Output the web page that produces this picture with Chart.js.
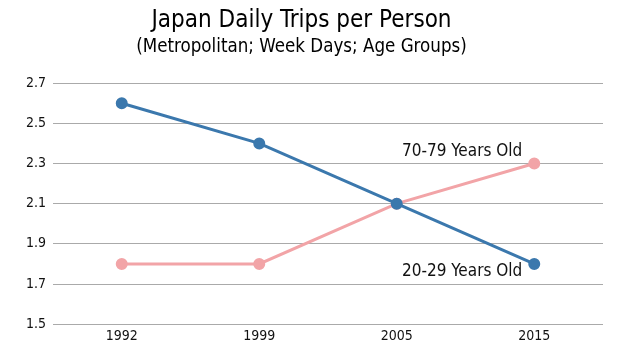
<!DOCTYPE html>
<html>
<head>
<meta charset="utf-8">
<script src="https://cdn.jsdelivr.net/npm/chart.js@4"></script>
<style>
  body { margin: 0; background: #fff; }
  canvas { display: block; }
</style>
</head>
<body>
<canvas id="tripsChart" width="630" height="350"></canvas>
<script>
const years = ['1992', '1999', '2005', '2015'];
const trips2029 = [2.6, 2.4, 2.1, 1.8];
const trips7079 = [1.8, 1.8, 2.1, 2.3];
const yTicks = [1.5, 1.7, 1.9, 2.1, 2.3, 2.5, 2.7];

const FONT = '"Liberation Sans Narrow", "DejaVu Sans Condensed", Roboto, sans-serif';
const blue = '#3b78ad';
const pink = '#f2a4a7';

// series labels next to the last point
const endLabels = {
  id: 'endLabels',
  afterDatasetsDraw(chart) {
    const { ctx } = chart;
    ctx.save();
    ctx.font = '17px ' + FONT;
    ctx.fillStyle = '#111';
    ctx.textAlign = 'right';
    ctx.textBaseline = 'middle';
    chart.data.datasets.forEach((ds, i) => {
      const pts = chart.getDatasetMeta(i).data;
      const last = pts[pts.length - 1];
      const dy = ds.labelAbove ? -12 : 8;
      ctx.fillText(ds.label, last.x - 12, last.y + dy);
    });
    ctx.restore();
  }
};

new Chart(document.getElementById('tripsChart'), {
  type: 'line',
  data: {
    labels: years,
    datasets: [
      {
        label: '20-29 Years Old',
        data: trips2029,
        borderColor: blue,
        backgroundColor: blue,
        borderWidth: 3,
        pointRadius: 4.5,
        pointHoverRadius: 4.5,
        labelAbove: false
      },
      {
        label: '70-79 Years Old',
        data: trips7079,
        borderColor: pink,
        backgroundColor: pink,
        borderWidth: 3,
        pointRadius: 4.5,
        pointHoverRadius: 4.5,
        labelAbove: true
      }
    ]
  },
  options: {
    responsive: false,
    animation: false,
    layout: { padding: { left: 0, right: 27, top: 0, bottom: 1 } },
    plugins: {
      legend: { display: false },
      tooltip: { enabled: false },
      title: {
        display: true,
        text: 'Japan Daily Trips per Person',
        color: '#000',
        font: { family: FONT, size: 24, weight: 'normal' },
        padding: { top: 6, bottom: 0 }
      },
      subtitle: {
        display: true,
        text: '(Metropolitan; Week Days; Age Groups)',
        color: '#000',
        font: { family: FONT, size: 18.6, weight: 'normal' },
        padding: { top: 1, bottom: 25 }
      }
    },
    scales: {
      x: {
        offset: true,
        grid: { display: false, drawTicks: false },
        border: { display: false },
        ticks: { color: '#111', font: { family: FONT, size: 14 }, padding: 4 }
      },
      y: {
        min: 1.5,
        max: 2.7,
        afterBuildTicks: s => { s.ticks = yTicks.map(v => ({ value: v })); },
        afterFit: s => { s.width = 53; },
        grid: { color: '#aaa', lineWidth: 1, drawTicks: false },
        border: { display: false },
        ticks: {
          color: '#111',
          font: { family: FONT, size: 14 },
          padding: 7,
          callback: v => v.toFixed(1)
        }
      }
    }
  },
  plugins: [endLabels]
});
</script>
</body>
</html>
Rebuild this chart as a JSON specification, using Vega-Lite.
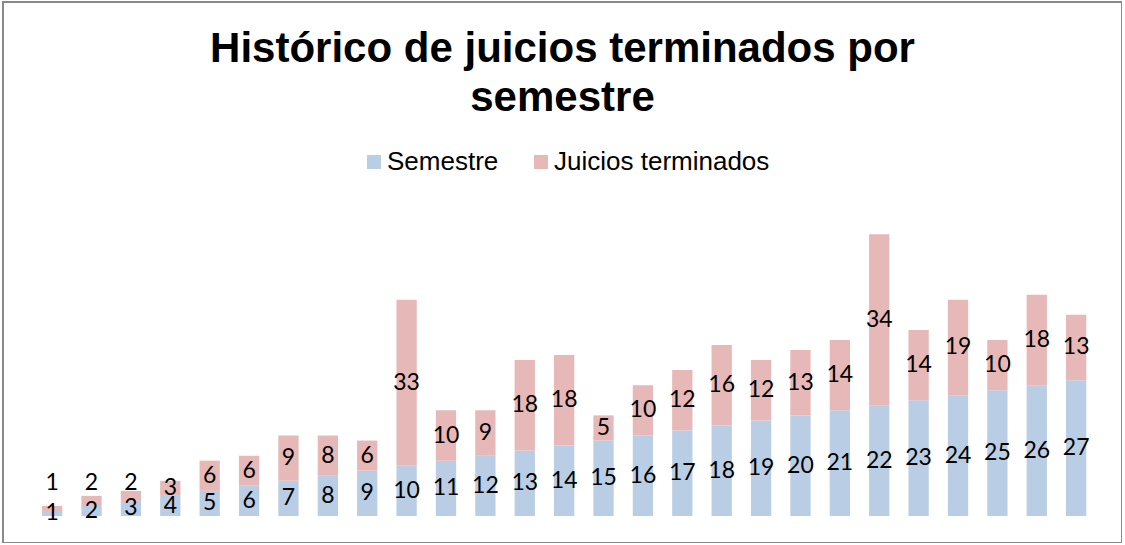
########################################
> [Problem]: Leave out the pictures and transcribe everything else exactly.

> [Full solution]:
Output the web page that produces this picture with Chart.js.
<!DOCTYPE html>
<html>
<head>
<meta charset="utf-8">
<script src="https://cdn.jsdelivr.net/npm/chart.js@4"></script>
<style>
  body { margin: 0; background: #fff; }
  canvas { display: block; }
</style>
</head>
<body>
<canvas id="tripsChart" width="630" height="350"></canvas>
<script>
const years = ['1992', '1999', '2005', '2015'];
const trips2029 = [2.6, 2.4, 2.1, 1.8];
const trips7079 = [1.8, 1.8, 2.1, 2.3];
const yTicks = [1.5, 1.7, 1.9, 2.1, 2.3, 2.5, 2.7];

const FONT = '"Liberation Sans Narrow", "DejaVu Sans Condensed", Roboto, sans-serif';
const blue = '#3b78ad';
const pink = '#f2a4a7';

// series labels next to the last point
const endLabels = {
  id: 'endLabels',
  afterDatasetsDraw(chart) {
    const { ctx } = chart;
    ctx.save();
    ctx.font = '17px ' + FONT;
    ctx.fillStyle = '#111';
    ctx.textAlign = 'right';
    ctx.textBaseline = 'middle';
    chart.data.datasets.forEach((ds, i) => {
      const pts = chart.getDatasetMeta(i).data;
      const last = pts[pts.length - 1];
      const dy = ds.labelAbove ? -12 : 8;
      ctx.fillText(ds.label, last.x - 12, last.y + dy);
    });
    ctx.restore();
  }
};

new Chart(document.getElementById('tripsChart'), {
  type: 'line',
  data: {
    labels: years,
    datasets: [
      {
        label: '20-29 Years Old',
        data: trips2029,
        borderColor: blue,
        backgroundColor: blue,
        borderWidth: 3,
        pointRadius: 4.5,
        pointHoverRadius: 4.5,
        labelAbove: false
      },
      {
        label: '70-79 Years Old',
        data: trips7079,
        borderColor: pink,
        backgroundColor: pink,
        borderWidth: 3,
        pointRadius: 4.5,
        pointHoverRadius: 4.5,
        labelAbove: true
      }
    ]
  },
  options: {
    responsive: false,
    animation: false,
    layout: { padding: { left: 0, right: 27, top: 0, bottom: 1 } },
    plugins: {
      legend: { display: false },
      tooltip: { enabled: false },
      title: {
        display: true,
        text: 'Japan Daily Trips per Person',
        color: '#000',
        font: { family: FONT, size: 24, weight: 'normal' },
        padding: { top: 6, bottom: 0 }
      },
      subtitle: {
        display: true,
        text: '(Metropolitan; Week Days; Age Groups)',
        color: '#000',
        font: { family: FONT, size: 18.6, weight: 'normal' },
        padding: { top: 1, bottom: 25 }
      }
    },
    scales: {
      x: {
        offset: true,
        grid: { display: false, drawTicks: false },
        border: { display: false },
        ticks: { color: '#111', font: { family: FONT, size: 14 }, padding: 4 }
      },
      y: {
        min: 1.5,
        max: 2.7,
        afterBuildTicks: s => { s.ticks = yTicks.map(v => ({ value: v })); },
        afterFit: s => { s.width = 53; },
        grid: { color: '#aaa', lineWidth: 1, drawTicks: false },
        border: { display: false },
        ticks: {
          color: '#111',
          font: { family: FONT, size: 14 },
          padding: 7,
          callback: v => v.toFixed(1)
        }
      }
    }
  },
  plugins: [endLabels]
});
</script>
</body>
</html>
Rebuild this chart as a JSON specification, using Vega-Lite.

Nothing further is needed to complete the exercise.